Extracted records
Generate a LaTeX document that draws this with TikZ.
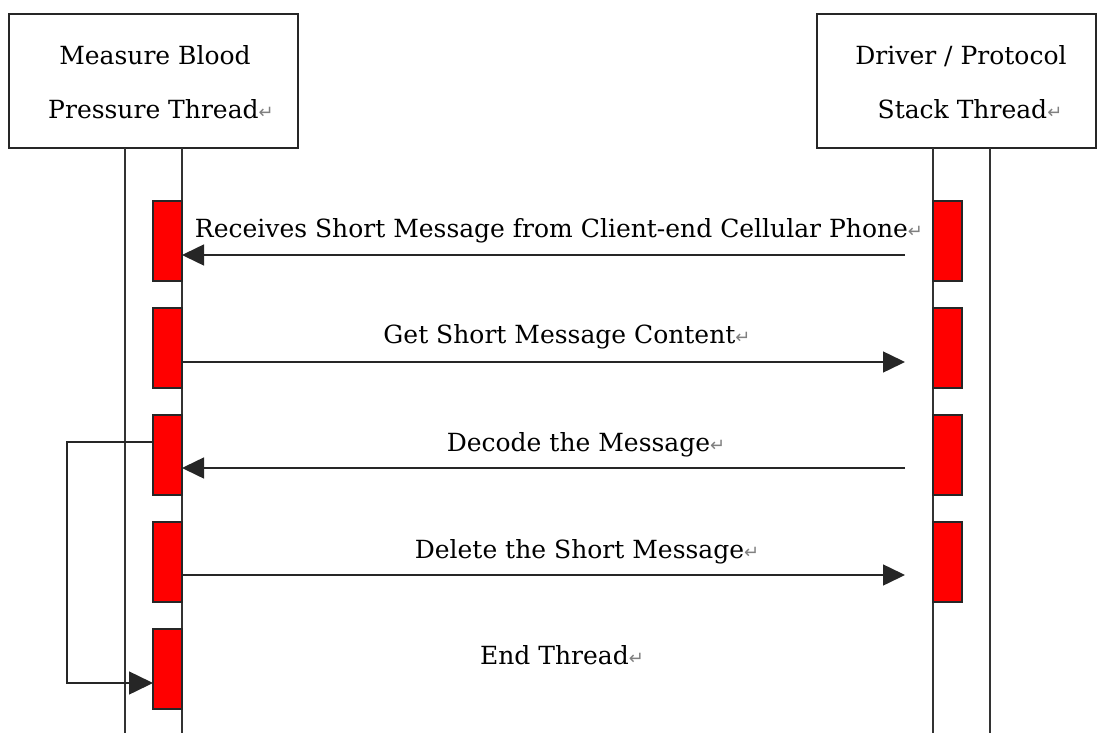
\documentclass[tikz,border=0pt]{standalone}
\usepackage{fontspec}
\setmainfont{DejaVu Serif}
\newfontfamily\symfont{DejaVu Sans}
\usetikzlibrary{arrows.meta}
\newcommand{\ret}{{\symfont\color{gray}\fontsize{18}{18}\selectfont\char"21B5}}
\tikzset{
  every node/.style={inner sep=0pt, outer sep=0pt},
  lbl/.style={font=\fontsize{25}{25}\selectfont, anchor=base},
  thread/.style={draw=black!85, line width=1.5pt, fill=white, minimum height=134pt},
  life/.style={draw=black!80, line width=1.7pt},
  bar/.style={draw=black!85, line width=1.3pt, fill=red, minimum width=29pt, minimum height=80pt},
  msg/.style={draw=black!85, line width=1.5pt, -{Triangle[length=22pt,width=21pt]}},
  loopmsg/.style={draw=black!85, line width=1.5pt, -{Triangle[length=24pt,width=23pt]}}
}
\begin{document}
\begin{tikzpicture}[x=1pt,y=-1pt]
\useasboundingbox (0,0) rectangle (1097,733);
% thread boxes
\node[thread, minimum width=289pt] (tA) at (153.5,81) {};
\node[thread, minimum width=279pt] (tB) at (956.5,81) {};
\node[lbl] (tA1) at (155,65) {Measure Blood};
\node[lbl] (tA2) at (161,118) {Pressure Thread\ret};
\node[lbl] (tB1) at (961,65) {Driver / Protocol};
\node[lbl] (tB2) at (970,118) {Stack Thread\ret};
% lifelines
\coordinate (eA1) at (125,733);
\coordinate (eA2) at (182,733);
\coordinate (eB1) at (933,733);
\coordinate (eB2) at (990,733);
\draw[life] (tA.south -| eA1) -- (eA1);
\draw[life] (tA.south -| eA2) -- (eA2);
\draw[life] (tB.south -| eB1) -- (eB1);
\draw[life] (tB.south -| eB2) -- (eB2);
% activation bars
\node[bar] (L1) at (167.5,241) {};
\node[bar] (L2) at (167.5,348) {};
\node[bar] (L3) at (167.5,455) {};
\node[bar] (L4) at (167.5,562) {};
\node[bar] (L5) at (167.5,669) {};
\node[bar] (R1) at (947.5,241) {};
\node[bar] (R2) at (947.5,348) {};
\node[bar] (R3) at (947.5,455) {};
\node[bar] (R4) at (947.5,562) {};
% messages
\coordinate (m1) at (905,255);
\coordinate (m2) at (905,362);
\coordinate (m3) at (905,468);
\coordinate (m4) at (905,575);
\draw[msg] (m1) -- (m1 -| L1.east);
\draw[msg] (m2 -| L2.east) -- (m2);
\draw[msg] (m3) -- (m3 -| L3.east);
\draw[msg] (m4 -| L4.east) -- (m4);
\node[lbl] (t1) at (559,237) {Receives Short Message from Client-end Cellular Phone\ret};
\node[lbl] (t2) at (567,343) {Get Short Message Content\ret};
\node[lbl] (t3) at (586,451) {Decode the Message\ret};
\node[lbl] (t4) at (587,558) {Delete the Short Message\ret};
\node[lbl] (t5) at (562,664) {End Thread\ret};
% loop
\coordinate (lp1) at (67,442);
\coordinate (lp2) at (67,683);
\draw[loopmsg] (L3.west |- lp1) -- (lp1) -- (lp2) -- (lp2 -| L5.west);
\end{tikzpicture}
\end{document}
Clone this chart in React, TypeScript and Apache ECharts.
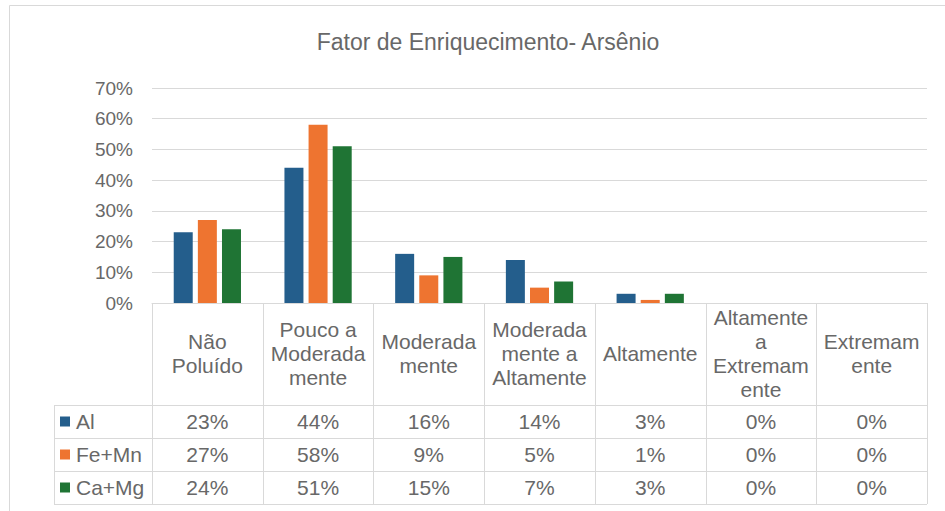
import React, { useEffect, useRef } from "react";
import * as echarts from "echarts";

const titleText = "Fator de Enriquecimento- Arsênio";
const categories = [
  "Não\nPoluído",
  "Pouco a\nModerada\nmente",
  "Moderada\nmente",
  "Moderada\nmente a\nAltamente",
  "Altamente",
  "Altamente\na\nExtremam\nente",
  "Extremam\nente",
];
const seriesNames = ["Al", "Fe+Mn", "Ca+Mg"];
const alValues = [23, 44, 16, 14, 3, 0, 0];
const feMnValues = [27, 58, 9, 5, 1, 0, 0];
const caMgValues = [24, 51, 15, 7, 3, 0, 0];
const seriesColors = ["#245E8C", "#EE7430", "#1F7434"];

const W = 945;
const H = 511;
const gridLeft = 152;
const gridRight = 927;
const gridTop = 88;
const axisY = 303;
const headerBottom = 405;
const rowH = 33;
const legendLeft = 54;
const textColor = "#686868";
const lineColor = "#d9d9d9";
const font = "Liberation Sans, Arial, sans-serif";
const tableFont = 21;

export default function App() {
  const ref = useRef<HTMLDivElement>(null);
  useEffect(() => {
    if (!ref.current) return;
    const chart = echarts.init(ref.current, null, { renderer: "svg" });
    const allValues = [alValues, feMnValues, caMgValues];
    const n = categories.length;
    const colW = (gridRight - gridLeft) / n;
    const graphics: any[] = [];
    graphics.push({
      type: "rect",
      shape: { x: 9.5, y: 5.5, width: W, height: H },
      style: { fill: "none", stroke: lineColor, lineWidth: 1 },
      silent: true,
    });
    for (let k = 0; k <= n; k++) {
      const x = Math.round(gridLeft + k * colW) + 0.5;
      graphics.push({
        type: "line",
        shape: { x1: x, y1: axisY, x2: x, y2: headerBottom + rowH * 3 },
        style: { stroke: lineColor, lineWidth: 1 },
        silent: true,
      });
    }
    graphics.push({
      type: "line",
      shape: { x1: legendLeft + 0.5, y1: headerBottom, x2: legendLeft + 0.5, y2: headerBottom + rowH * 3 },
      style: { stroke: lineColor, lineWidth: 1 },
      silent: true,
    });
    for (let r = 0; r <= 3; r++) {
      const y = headerBottom + r * rowH + 0.5;
      graphics.push({
        type: "line",
        shape: { x1: legendLeft, y1: y, x2: gridRight, y2: y },
        style: { stroke: lineColor, lineWidth: 1 },
        silent: true,
      });
    }
    categories.forEach((c, i) => {
      graphics.push({
        type: "text",
        x: gridLeft + (i + 0.5) * colW,
        y: 353,
        style: {
          text: c,
          fill: textColor,
          fontSize: tableFont,
          fontFamily: font,
          lineHeight: 24,
          align: "center",
          textAlign: "center",
          verticalAlign: "middle",
          textVerticalAlign: "middle",
        },
        silent: true,
      });
    });
    seriesNames.forEach((name, s) => {
      const cy = headerBottom + (s + 0.5) * rowH;
      graphics.push({
        type: "rect",
        shape: { x: 60, y: cy - 5, width: 10, height: 10 },
        style: { fill: seriesColors[s] },
        silent: true,
      });
      graphics.push({
        type: "text",
        x: 76,
        y: cy,
        style: {
          text: name,
          fill: textColor,
          fontSize: tableFont,
          fontFamily: font,
          align: "left",
          textAlign: "left",
          verticalAlign: "middle",
          textVerticalAlign: "middle",
        },
        silent: true,
      });
      allValues[s].forEach((v, i) => {
        graphics.push({
          type: "text",
          x: gridLeft + (i + 0.5) * colW,
          y: cy,
          style: {
            text: v + "%",
            fill: textColor,
            fontSize: tableFont,
            fontFamily: font,
            align: "center",
            textAlign: "center",
            verticalAlign: "middle",
            textVerticalAlign: "middle",
          },
          silent: true,
        });
      });
    });

    chart.setOption({
      animation: false,
      backgroundColor: "#ffffff",
      title: {
        text: titleText,
        left: 483,
        top: 25,
        textAlign: "center",
        textStyle: { color: textColor, fontSize: 23, fontWeight: "normal", fontFamily: font },
      },
      grid: { left: gridLeft, right: W - gridRight, top: gridTop, bottom: H - axisY, containLabel: false },
      xAxis: {
        type: "category",
        data: categories,
        axisLine: { show: true, lineStyle: { color: lineColor } },
        axisTick: { show: false },
        axisLabel: { show: false },
      },
      yAxis: {
        type: "value",
        min: 0,
        max: 70,
        interval: 10,
        axisLabel: { formatter: "{value}%", color: textColor, fontSize: 19, fontFamily: font, margin: 19 },
        splitLine: { lineStyle: { color: lineColor } },
        axisLine: { show: false },
        axisTick: { show: false },
      },
      series: seriesNames.map((name, s) => ({
        name,
        type: "bar",
        data: allValues[s],
        barWidth: 19,
        barGap: "27%",
        itemStyle: { color: seriesColors[s] },
      })),
      graphic: graphics,
    });
    return () => chart.dispose();
  }, []);
  return (
    <div
      ref={ref}
      style={{ position: "fixed", left: 0, top: 0, width: W, height: H, background: "#fff" }}
    />
  );
}
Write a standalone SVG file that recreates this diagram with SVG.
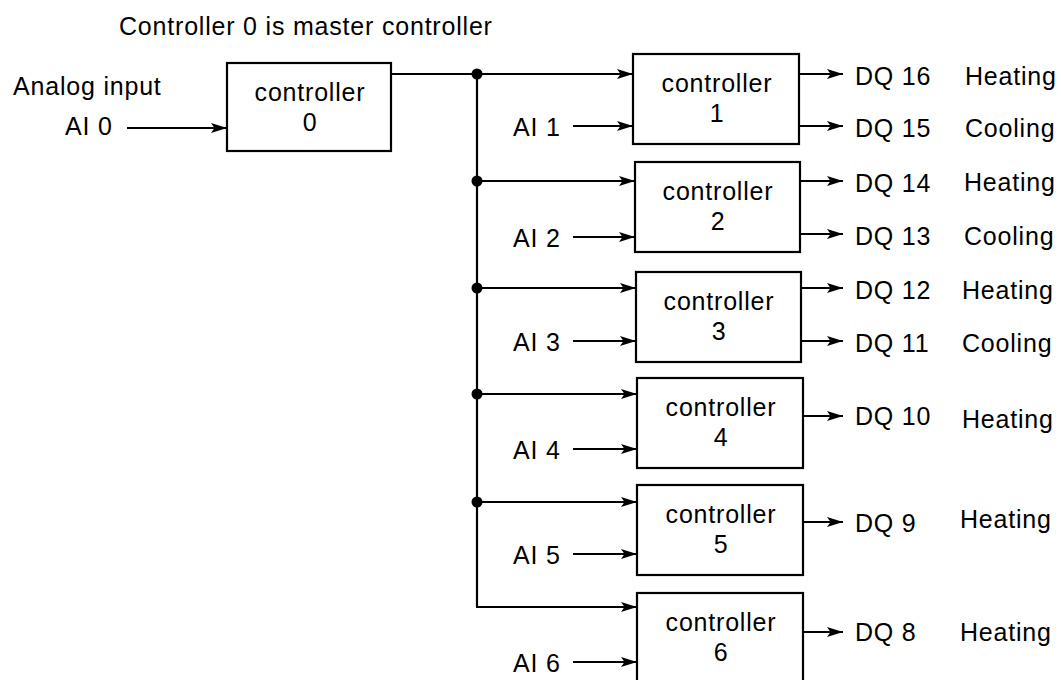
<svg xmlns="http://www.w3.org/2000/svg" width="1061" height="680" viewBox="0 0 1061 680">
<style>
text{font-family:"Liberation Sans",Arial,Helvetica,sans-serif;font-size:25px;letter-spacing:0.8px;fill:#000}
.c{text-anchor:middle}
.box{fill:#fff;stroke:#000;stroke-width:2.2}
.ln{fill:none;stroke:#000;stroke-width:2.2}
.ar{marker-end:url(#ah)}
</style>
<defs>
<marker id="ah" markerUnits="userSpaceOnUse" markerWidth="18" markerHeight="12" refX="16" refY="5" orient="auto">
<path d="M0,0 L16,5 L0,10 L3.5,5 z" fill="#000"/>
</marker>
</defs>
<rect width="1061" height="680" fill="#fff"/>
<text x="119" y="35">Controller 0 is master controller</text>
<text x="13" y="95">Analog input</text>
<text x="65" y="135">AI 0</text>

<g id="connectors">
<line class="ln ar" x1="127" y1="128" x2="227" y2="128"/>
<polyline class="ln" points="391,74 477,74 477,607"/>
<line class="ln ar" x1="477" y1="74" x2="633" y2="74"/>
<line class="ln ar" x1="477" y1="181" x2="635" y2="181"/>
<line class="ln ar" x1="477" y1="288" x2="636" y2="288"/>
<line class="ln ar" x1="477" y1="394" x2="637" y2="394"/>
<line class="ln ar" x1="477" y1="502" x2="637" y2="502"/>
<line class="ln ar" x1="476" y1="607" x2="637" y2="607"/>
<circle cx="477" cy="74" r="5.5"/>
<circle cx="477" cy="181" r="5.5"/>
<circle cx="477" cy="288" r="5.5"/>
<circle cx="477" cy="394" r="5.5"/>
<circle cx="477" cy="502" r="5.5"/>
<line class="ln ar" x1="573" y1="126" x2="633" y2="126"/>
<line class="ln ar" x1="573" y1="237" x2="635" y2="237"/>
<line class="ln ar" x1="573" y1="341" x2="636" y2="341"/>
<line class="ln ar" x1="573" y1="449" x2="637" y2="449"/>
<line class="ln ar" x1="573" y1="554" x2="637" y2="554"/>
<line class="ln ar" x1="573" y1="662" x2="637" y2="662"/>
<line class="ln ar" x1="799" y1="74" x2="843" y2="74"/>
<line class="ln ar" x1="799" y1="126" x2="843" y2="126"/>
<line class="ln ar" x1="800" y1="181" x2="843" y2="181"/>
<line class="ln ar" x1="800" y1="234" x2="843" y2="234"/>
<line class="ln ar" x1="801" y1="288" x2="843" y2="288"/>
<line class="ln ar" x1="801" y1="341" x2="843" y2="341"/>
<line class="ln ar" x1="803" y1="416" x2="843" y2="416"/>
<line class="ln ar" x1="803" y1="522" x2="843" y2="522"/>
<line class="ln ar" x1="803" y1="632" x2="843" y2="632"/>
</g>

<g id="controller0">
<rect class="box" x="227" y="63" width="164" height="88"/>
<text class="c" x="310" y="101">controller</text>
<text class="c" x="310" y="131">0</text>
</g>
<g id="controller1">
<rect class="box" x="633" y="54" width="166" height="90"/>
<text class="c" x="717" y="92">controller</text>
<text class="c" x="717" y="122">1</text>
</g>
<g id="controller2">
<rect class="box" x="635" y="162" width="165" height="90"/>
<text class="c" x="718" y="200">controller</text>
<text class="c" x="718" y="230">2</text>
</g>
<g id="controller3">
<rect class="box" x="636" y="272" width="165" height="90"/>
<text class="c" x="719" y="310">controller</text>
<text class="c" x="719" y="340">3</text>
</g>
<g id="controller4">
<rect class="box" x="637" y="378" width="166" height="90"/>
<text class="c" x="721" y="416">controller</text>
<text class="c" x="721" y="446">4</text>
</g>
<g id="controller5">
<rect class="box" x="637" y="485" width="166" height="90"/>
<text class="c" x="721" y="523">controller</text>
<text class="c" x="721" y="553">5</text>
</g>
<g id="controller6">
<rect class="box" x="637" y="593" width="166" height="90"/>
<text class="c" x="721" y="631">controller</text>
<text class="c" x="721" y="661">6</text>
</g>

<g id="inputs">
<text x="513" y="136">AI 1</text>
<text x="513" y="247">AI 2</text>
<text x="513" y="351">AI 3</text>
<text x="513" y="459">AI 4</text>
<text x="513" y="564">AI 5</text>
<text x="513" y="672">AI 6</text>
</g>
<g id="outputs">
<text x="855" y="85">DQ 16</text><text x="965" y="85">Heating</text>
<text x="855" y="137">DQ 15</text><text x="965" y="137">Cooling</text>
<text x="855" y="192">DQ 14</text><text x="964" y="191">Heating</text>
<text x="855" y="245">DQ 13</text><text x="964" y="245">Cooling</text>
<text x="855" y="299">DQ 12</text><text x="962" y="299">Heating</text>
<text x="855" y="352">DQ 11</text><text x="962" y="352">Cooling</text>
<text x="855" y="425">DQ 10</text><text x="962" y="428">Heating</text>
<text x="855" y="532">DQ 9</text><text x="960" y="528">Heating</text>
<text x="855" y="641">DQ 8</text><text x="960" y="641">Heating</text>
</g>
</svg>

• [TASK BRIEF]
Which lines hold the string "that"? Copy all of them from the data above.

• [ANSWER TO THE PROBLEM]
Generate a LaTeX document that draws this with TikZ.
Write a standalone SVG file that recreates this diagram with SVG.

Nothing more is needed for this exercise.